Al-Idrisî, L’ouverture du Détroit de Gribraltar par Alexandre le Grand, v. 1150 n-è

La Méditerranée , d’après ce qu’on raconte , était autrefois un lac fermé » comme Test aujourd’hui la mer du Tabaristân dont les eaux n’ont aucune communication avec celles des autres mers, de sorte que les habitants du Maghrib occidental faisaient des invasions chez les peuples de l’Espagne et leur occasionnaient toute sorte de dommages.

Ces derniers, à leur tour résistaient aux Africains et les combattaient de tout leur pouvoir. Les choses demeurèrent ainsi jusqu’à l’époque où Alexandre pénétra dans l’Espagne et apprit des habitants qu’ils étaient en guerre continuelle avec ceux du Sûs.

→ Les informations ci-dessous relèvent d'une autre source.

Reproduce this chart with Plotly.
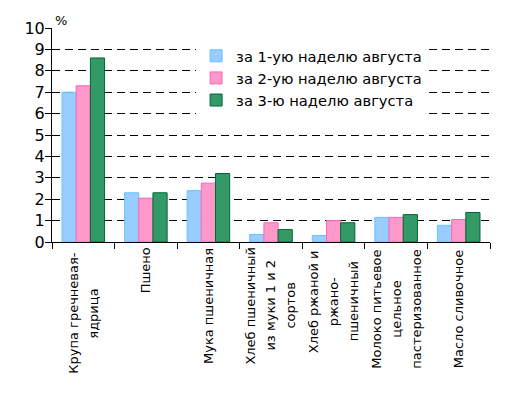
import plotly.graph_objects as go

categories = [
    "Крупа гречневая-<br>ядрица",
    "Пшено",
    "Мука пшеничная",
    "Хлеб пшеничный<br>из муки 1 и 2<br>сортов",
    "Хлеб ржаной и<br>ржано-<br>пшеничный",
    "Молоко питьевое<br>цельное<br>пастеризованное",
    "Масло сливочное",
]
series_names = ["за 1-ую наделю августа", "за 2-ую наделю августа", "за 3-ю наделю августа"]
week1 = [7.0, 2.3, 2.4, 0.35, 0.3, 1.15, 0.78]
week2 = [7.3, 2.05, 2.75, 0.9, 1.0, 1.15, 1.05]
week3 = [8.6, 2.3, 3.2, 0.58, 0.9, 1.28, 1.38]
y_ticks = list(range(0, 11))

fills = ["#99CCFF", "#FF99CC", "#339966"]
borders = ["#66C2FF", "#FF66B8", "#006633"]
FONT = "DejaVu Sans"
LABEL_SIZE = 13
LINE_GAP = 20      # px between label lines
CHAR_W = 7.8       # approx px per char at LABEL_SIZE

x = list(range(len(categories)))
fig = go.Figure()
for name, vals, fc, bc in zip(series_names, [week1, week2, week3], fills, borders):
    fig.add_trace(go.Bar(x=x, y=vals, name=name,
                         marker=dict(color=fc, line=dict(color=bc, width=1))))

# category labels: rotated, lines centred on each other, block starts under axis
for i, c in enumerate(categories):
    lines = c.split("<br>")
    n = len(lines)
    block = max(len(s) for s in lines) * CHAR_W
    for j, s in enumerate(lines):
        fig.add_annotation(x=i, y=0, xref="x", yref="paper", text=s,
                           textangle=-90, showarrow=False, xanchor="center",
                           yanchor="middle", align="center",
                           xshift=(j - (n - 1) / 2) * LINE_GAP,
                           yshift=-(9 + block / 2),
                           font=dict(family=FONT, size=LABEL_SIZE, color="black"))

fig.add_annotation(x=0.0, y=1.0, xref="paper", yref="paper", text="%",
                   showarrow=False, xanchor="left", yanchor="bottom",
                   xshift=1, yshift=-2, font=dict(family=FONT, size=13, color="black"))

fig.update_layout(
    width=497, height=391,
    margin=dict(l=44, r=15, t=20, b=157, autoexpand=False),
    paper_bgcolor="white", plot_bgcolor="white",
    barmode="group", bargap=0.32, bargroupgap=0,
    font=dict(family=FONT, size=14, color="black"),
    legend=dict(x=0.329, y=0.945, xanchor="left", yanchor="top",
                bgcolor="white", font=dict(family=FONT, size=14.7),
                itemwidth=30, tracegroupgap=0),
    showlegend=True,
)
fig.update_xaxes(range=[-0.5, len(categories) - 0.5],
                 tickvals=[i - 0.5 for i in range(len(categories) + 1)],
                 showticklabels=False, ticks="outside", ticklen=6,
                 tickcolor="black", showline=True, linecolor="black",
                 linewidth=1, showgrid=False, zeroline=False, automargin=False)
fig.update_yaxes(range=[0, 10], tickvals=y_ticks, ticks="outside", ticklen=6,
                 tickcolor="black", showline=True, linecolor="black",
                 linewidth=1, showgrid=True, gridcolor="black", gridwidth=1,
                 griddash="8px,5px", zeroline=False, automargin=False,
                 ticklabelstandoff=-3,
                 tickfont=dict(family=FONT, size=16, color="black"))

fig.write_html("out.html")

Ce prince fit venir des ingénieurs et des mineurs et leur indiqua le lieu où est actuellement le Détroit, mais dont le terrain était sec à cette époque, leur prescrivit de le mesurer avec le niveau et d’en comparer la hauteur avec celle de la surface de chacune des deux mers. Ceux-ci trouvèrent que le niveau de la grande mer était plus élevé que celui de la Méditerranée d’une quantité peu considérable. On exhaussa donc les terrains sur le littoral de cette mer, et on les transporta de bas en haut; puis on creusa un canal entre Tanger (Tanja) et l’Espagne, et l’on poursuivit le creusement jusqu’à ce qu’on eût atteint les montagnes de la partie inférieure de l’Espagne. Là on construisit une digue en pierres et en chaux.

La longueur de cette digue était de 12 milles, distance égale à celle qui séparait les deux mers ; on en construisit une autre en face, c’est-à-dire du côté de Tanger , en sorte que l’espace existant entre les deux digues était de 6 milles seulement. Lorsque ces ouvrages furent achevés, on ouvrit le passage aux eaux de l’océan, et celles-ci, par la force du courant, s’écoulèrent entre les deux digues et entrèrent dans la Méditerranée. Elles occasionnèrent une inondation par suite de laquelle plusieurs villes situées sur les deux rives furent abîmées, et un grand nombre de leurs habitants périrent submergés, car les eaux s’élevèrent à la hauteur d’environ 11 brasses au-dessus des digues. Celui de ces ouvrages qui avait été construit sur la côte d’Andalousie est encore parfaitement visible, dans les jours que la mer est claire, près du lieu nommé aç-Çafïha (le Plateau). Il s’étend en ligne droite et ar-Rabi l’a fait mesurer. Nous l’avons vu de nos propres yeux, et nous avons navigué tout le long du détroit à côté de cette construction que les habitants des deux îles (algeciras et tarifa) appellent al-Qantara (le pont) et dont le milieu correspond au lieu nommé la Roche du Cerf (Hadjar l-Aiyil), près de la mer. Quant à la digue construite par Alexandre du côté du pays de Tanger, les eaux y ayant pénétré et ayant creusé le terrain qui se trouvait derrière, l’ouvrage s’est entièrement écroulé, en sorte que la mer touche aux montagnes des deux côtés.